:: WRITTEN REQUEST ::
Do not copy the pictures; transcribe all other material exactly.

:: SOURCE EXCERPT ::
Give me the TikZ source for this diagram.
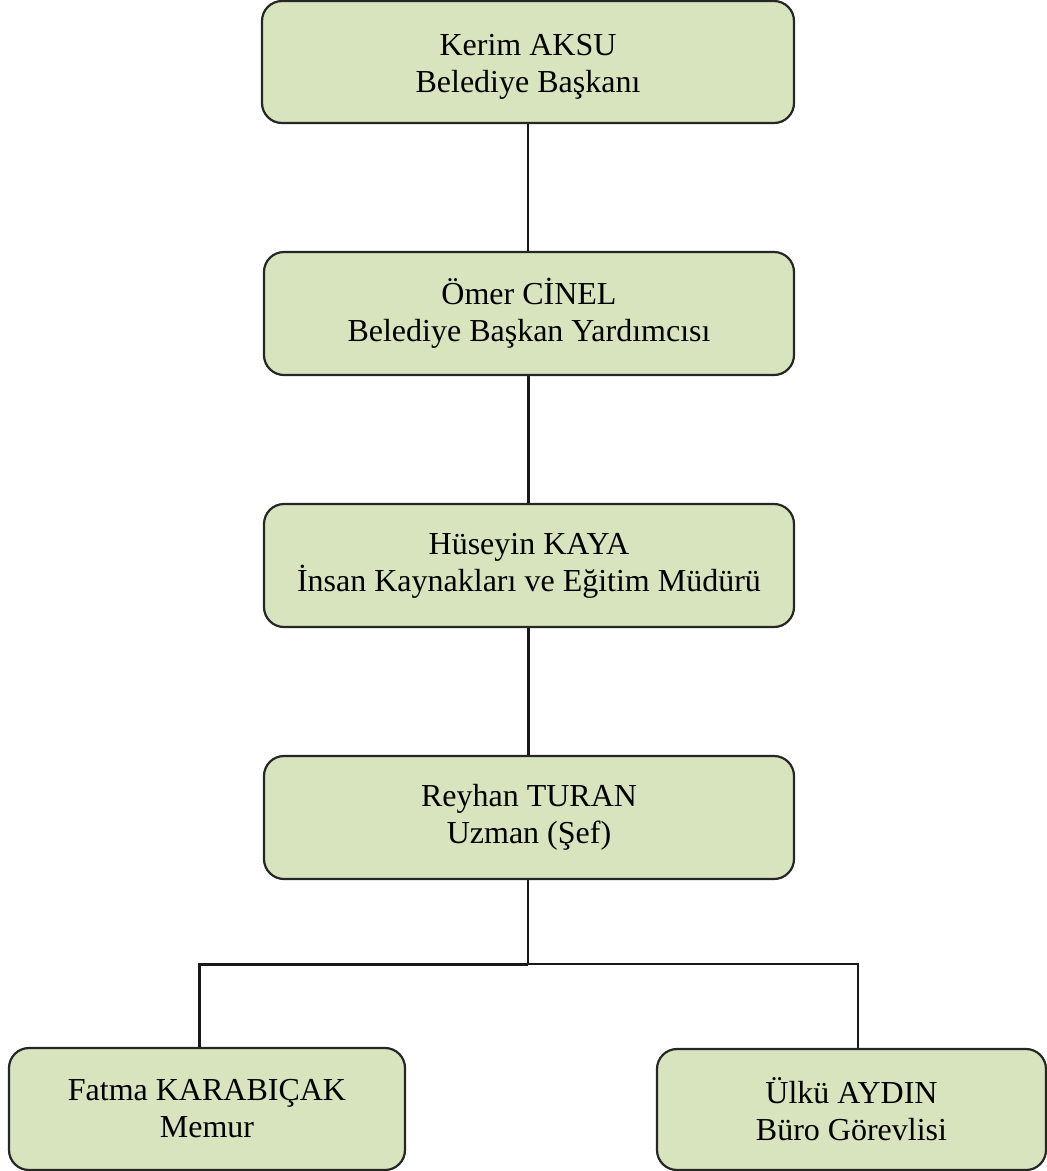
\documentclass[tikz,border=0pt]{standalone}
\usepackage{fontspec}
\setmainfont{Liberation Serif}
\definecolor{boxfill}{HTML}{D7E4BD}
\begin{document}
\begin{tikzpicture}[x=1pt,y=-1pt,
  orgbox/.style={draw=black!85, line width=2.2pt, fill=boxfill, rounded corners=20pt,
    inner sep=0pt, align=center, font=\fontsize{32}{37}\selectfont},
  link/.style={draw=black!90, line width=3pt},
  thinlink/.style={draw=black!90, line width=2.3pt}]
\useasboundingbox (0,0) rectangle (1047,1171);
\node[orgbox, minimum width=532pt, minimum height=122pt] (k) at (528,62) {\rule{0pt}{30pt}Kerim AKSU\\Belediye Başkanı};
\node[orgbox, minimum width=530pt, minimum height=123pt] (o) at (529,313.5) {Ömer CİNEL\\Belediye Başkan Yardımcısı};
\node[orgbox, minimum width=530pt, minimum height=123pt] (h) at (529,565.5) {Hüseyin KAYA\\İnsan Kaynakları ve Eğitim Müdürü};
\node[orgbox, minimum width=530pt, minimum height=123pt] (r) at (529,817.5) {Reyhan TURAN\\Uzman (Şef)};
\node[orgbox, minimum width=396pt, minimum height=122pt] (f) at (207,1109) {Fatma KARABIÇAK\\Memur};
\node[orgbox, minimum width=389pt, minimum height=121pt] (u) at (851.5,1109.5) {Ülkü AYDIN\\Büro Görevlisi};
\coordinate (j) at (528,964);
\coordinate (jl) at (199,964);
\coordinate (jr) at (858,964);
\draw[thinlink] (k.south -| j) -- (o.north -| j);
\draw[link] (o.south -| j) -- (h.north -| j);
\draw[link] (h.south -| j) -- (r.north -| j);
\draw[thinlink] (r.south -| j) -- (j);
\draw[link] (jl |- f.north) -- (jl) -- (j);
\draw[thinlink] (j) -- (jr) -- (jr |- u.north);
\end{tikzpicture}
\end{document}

:: WRITTEN RESPONSE ::
Give me the TikZ source for this diagram.
\documentclass[tikz,border=0pt]{standalone}
\usepackage{fontspec}
\setmainfont{Liberation Serif}
\definecolor{boxfill}{HTML}{D7E4BD}
\begin{document}
\begin{tikzpicture}[x=1pt,y=-1pt,
  orgbox/.style={draw=black!85, line width=2.2pt, fill=boxfill, rounded corners=20pt,
    inner sep=0pt, align=center, font=\fontsize{32}{37}\selectfont},
  link/.style={draw=black!90, line width=3pt},
  thinlink/.style={draw=black!90, line width=2.3pt}]
\useasboundingbox (0,0) rectangle (1047,1171);
\node[orgbox, minimum width=532pt, minimum height=122pt] (k) at (528,62) {\rule{0pt}{30pt}Kerim AKSU\\Belediye Başkanı};
\node[orgbox, minimum width=530pt, minimum height=123pt] (o) at (529,313.5) {Ömer CİNEL\\Belediye Başkan Yardımcısı};
\node[orgbox, minimum width=530pt, minimum height=123pt] (h) at (529,565.5) {Hüseyin KAYA\\İnsan Kaynakları ve Eğitim Müdürü};
\node[orgbox, minimum width=530pt, minimum height=123pt] (r) at (529,817.5) {Reyhan TURAN\\Uzman (Şef)};
\node[orgbox, minimum width=396pt, minimum height=122pt] (f) at (207,1109) {Fatma KARABIÇAK\\Memur};
\node[orgbox, minimum width=389pt, minimum height=121pt] (u) at (851.5,1109.5) {Ülkü AYDIN\\Büro Görevlisi};
\coordinate (j) at (528,964);
\coordinate (jl) at (199,964);
\coordinate (jr) at (858,964);
\draw[thinlink] (k.south -| j) -- (o.north -| j);
\draw[link] (o.south -| j) -- (h.north -| j);
\draw[link] (h.south -| j) -- (r.north -| j);
\draw[thinlink] (r.south -| j) -- (j);
\draw[link] (jl |- f.north) -- (jl) -- (j);
\draw[thinlink] (j) -- (jr) -- (jr |- u.north);
\end{tikzpicture}
\end{document}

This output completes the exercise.